[start]

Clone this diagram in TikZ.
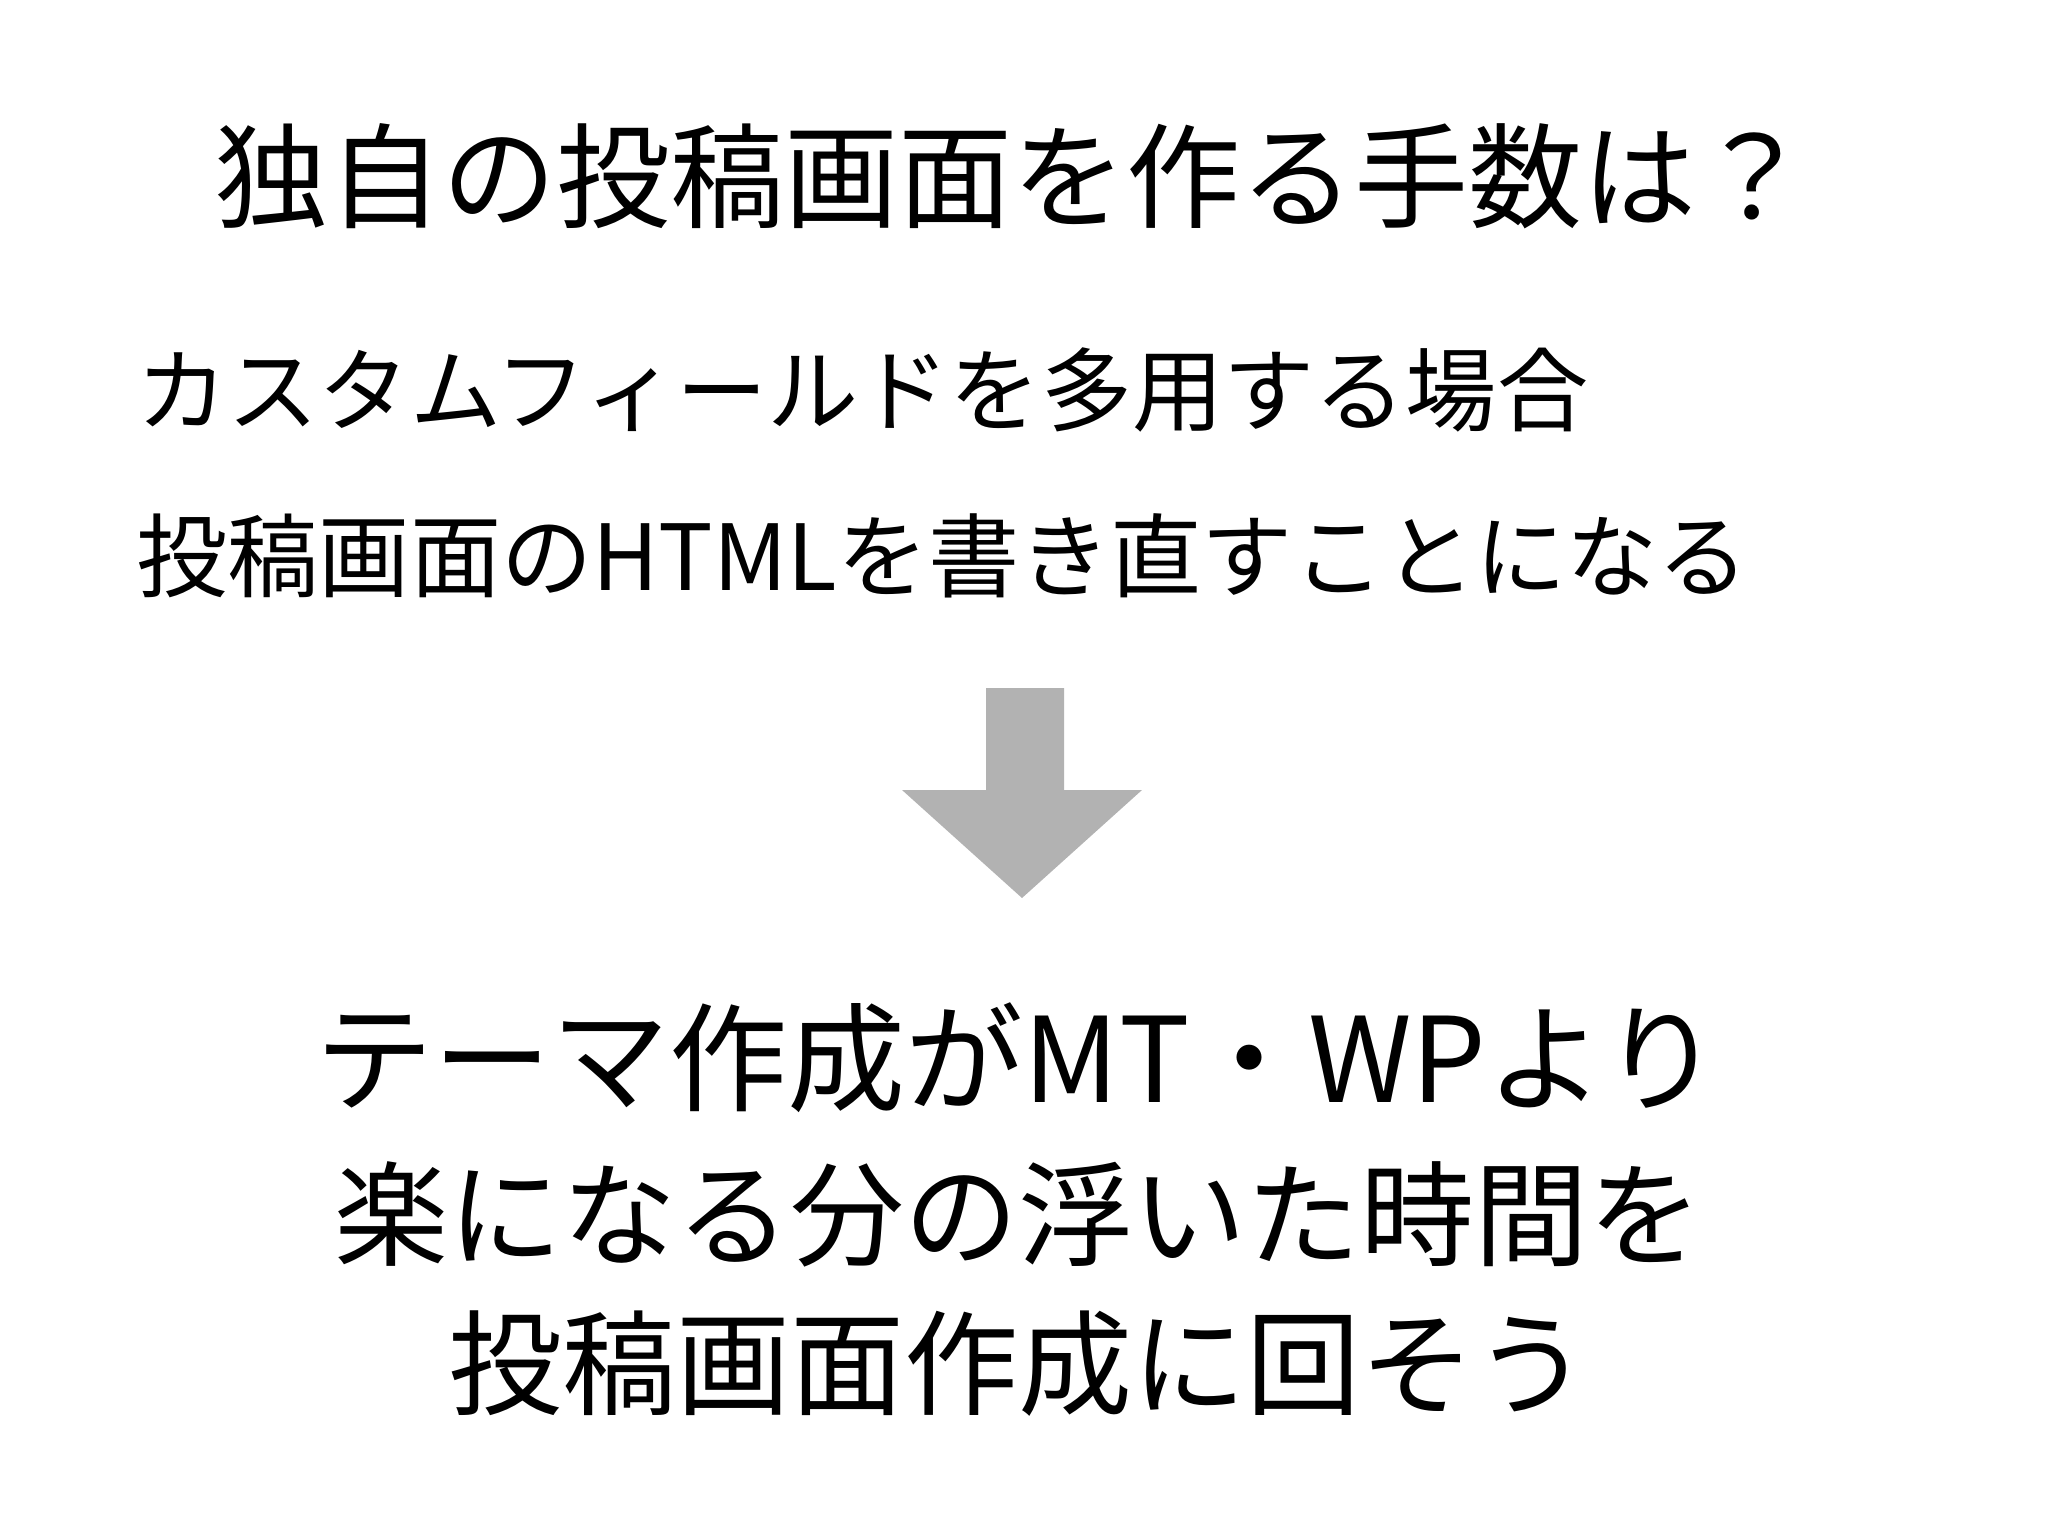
\documentclass[tikz,border=0pt]{standalone}
\usepackage{fontspec}
\setmainfont{Noto Sans CJK JP}
\begin{document}
\begin{tikzpicture}[x=1pt,y=1pt,
  big/.style={font=\fontsize{57}{60}\selectfont,inner sep=0pt},
  mid/.style={font=\fontsize{45.6}{50}\selectfont,inner sep=0pt,anchor=west}]
\useasboundingbox (0,0) rectangle (1024,-767.5);
\node[big] (title) at (506,-88) {独自の投稿画面を作る手数は？};
\node[mid] (l1) at (68,-195) {カスタムフィールドを多用する場合};
\node[mid] (l2) at (68,-278) {投稿画面のHTMLを書き直すことになる};
\fill[gray!60] (493,-344) -- (532,-344) -- (532,-395) -- (571,-395) -- (511,-449) -- (451,-395) -- (493,-395) -- cycle;
\node[big,font=\fontsize{59}{60}\selectfont] (b1) at (509,-529) {テーマ作成がMT・WPより};
\node[big] (b2) at (509,-607) {楽になる分の浮いた時間を};
\node[big] (b3) at (509,-682) {投稿画面作成に回そう};
\end{tikzpicture}
\end{document}
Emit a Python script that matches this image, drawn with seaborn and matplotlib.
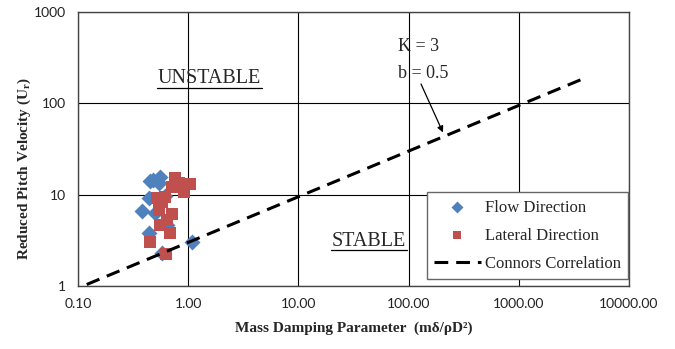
import numpy as np
import pandas as pd
import matplotlib
matplotlib.use("Agg")
import matplotlib.pyplot as plt
import seaborn as sns

# Flow-direction test points (mass damping parameter, reduced pitch velocity)
flow_md = [0.48, 0.56, 0.54, 0.45, 0.44, 0.38, 0.50, 0.62, 0.64, 0.44, 0.58, 1.08]
flow_ur = [14.5, 15.7, 13.3, 14.0, 9.1, 6.7, 6.3, 9.6, 4.7, 3.8, 2.3, 3.06]

# Lateral-direction test points
lat_md = [0.76, 0.82, 1.03, 0.91, 0.71, 0.52, 0.62, 0.58, 0.54, 0.71, 0.64,
          0.55, 0.69, 0.45, 0.63]
lat_ur = [15.1, 13.4, 13.1, 10.6, 12.2, 9.1, 9.5, 8.4, 6.8, 6.2, 5.3,
          4.6, 3.78, 3.06, 2.24]

# Connors correlation U = K * (m delta / rho D^2)^b
K = 3
b = 0.5
connors_md = [0.12, 4000.0]

x_ticks = [0.1, 1, 10, 100, 1000, 10000]
x_ticklabels = ["0.10", "1.00", "10.00", "100.00", "1000.00", "10000.00"]
y_ticks = [1, 10, 100, 1000]
y_ticklabels = ["1", "10", "100", "1000"]

BLUE = "#4F81BD"
RED = "#C0504D"
SERIF = ["Liberation Serif", "DejaVu Serif"]
SANS = ["Lato", "DejaVu Sans"]

sns.set_theme(style="white")
plt.rcParams["font.family"] = SERIF
plt.rcParams["mathtext.default"] = "regular"

fig = plt.figure(figsize=(6.75, 3.49), dpi=100)
ax = fig.add_axes([78 / 675, 1 - 286 / 349, 551 / 675, 274 / 349])

flow_df = pd.DataFrame({"md": flow_md, "ur": flow_ur})
lat_df = pd.DataFrame({"md": lat_md, "ur": lat_ur})
connors_df = pd.DataFrame({"md": connors_md,
                           "ur": [K * v ** b for v in connors_md]})

sns.scatterplot(data=flow_df, x="md", y="ur", ax=ax, marker="D", s=66,
                color=BLUE, linewidth=0, label="Flow Direction", zorder=3)
sns.scatterplot(data=lat_df, x="md", y="ur", ax=ax, marker="s", s=70,
                color=RED, linewidth=0, label="Lateral Direction", zorder=4)
sns.lineplot(data=connors_df, x="md", y="ur", ax=ax, color="black",
             linewidth=2.2, label="Connors Correlation", zorder=5)
ax.lines[-1].set_dashes([4.5, 2.6])

ax.set_xscale("log")
ax.set_yscale("log")
ax.set_xlim(0.1, 10000)
ax.set_ylim(1, 1000)
ax.set_xticks(x_ticks)
ax.set_xticklabels(x_ticklabels, fontsize=10, family=SANS, color="#222222")
ax.set_yticks(y_ticks)
ax.set_yticklabels(y_ticklabels, fontsize=10, family=SANS, color="#222222")
ax.minorticks_off()
ax.tick_params(length=0, pad=9)
ax.grid(True, which="major", color="black", linewidth=0.8)
for side, sp in ax.spines.items():
    sp.set_color("#444444")
    sp.set_linewidth(1.0)

ax.set_xlabel("Mass Damping Parameter  (mδ/ρD²)", fontsize=11,
              fontweight="bold", labelpad=8)
ax.set_ylabel("Reduced Pitch Velocity (U$_r$)", fontsize=11,
              fontweight="bold")
ax.yaxis.set_label_coords(-0.082, 0.43)

# Region labels
ax.text(0.238, 0.759, "UNSTABLE", transform=ax.transAxes, fontsize=14.5,
        ha="center", va="center")
ax.plot([(157 - 78) / 551, (262 - 78) / 551], [(286 - 88) / 274] * 2,
        transform=ax.transAxes, color="black", linewidth=0.9)
ax.text(0.528, 0.164, "STABLE", transform=ax.transAxes, fontsize=14.5,
        ha="center", va="center")
ax.plot([(331 - 78) / 551, (407 - 78) / 551], [(286 - 250) / 274] * 2,
        transform=ax.transAxes, color="black", linewidth=0.9)

# Correlation parameters with arrow to the line
ax.text(0.58, 0.875, f"K = {K}", transform=ax.transAxes, fontsize=13,
        ha="left", va="center")
ax.text(0.58, 0.777, f"b = {b}", transform=ax.transAxes, fontsize=13,
        ha="left", va="center")
ax.annotate("", xy=(205, 48), xycoords="data",
            xytext=((421 - 78) / 551, (286 - 84) / 274),
            textcoords="axes fraction",
            arrowprops=dict(arrowstyle="-|>", color="black", lw=0.9,
                            mutation_scale=9, shrinkA=0, shrinkB=0))

leg = ax.legend(loc="lower right", bbox_to_anchor=(0.999, 0.025),
                fontsize=12, frameon=True, fancybox=False,
                edgecolor="#666666", framealpha=1, borderpad=0.45,
                labelspacing=0.72, handlelength=2.8, handletextpad=0.25,
                borderaxespad=0, markerscale=0.75)
leg.get_frame().set_linewidth(1.0)

fig.savefig("out.png", dpi=100)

[end]

* _WHAT YOU SHOULD DO_
Beginning with the line above that contains "Emit a Python" and ending with the line that contains "3.8, 2.3, 3.06]", quote each line exactly, keeping out the pictures.

* _SOLUTION TO THIS TASK_
Emit a Python script that matches this image, drawn with seaborn and matplotlib.
import numpy as np
import pandas as pd
import matplotlib
matplotlib.use("Agg")
import matplotlib.pyplot as plt
import seaborn as sns

# Flow-direction test points (mass damping parameter, reduced pitch velocity)
flow_md = [0.48, 0.56, 0.54, 0.45, 0.44, 0.38, 0.50, 0.62, 0.64, 0.44, 0.58, 1.08]
flow_ur = [14.5, 15.7, 13.3, 14.0, 9.1, 6.7, 6.3, 9.6, 4.7, 3.8, 2.3, 3.06]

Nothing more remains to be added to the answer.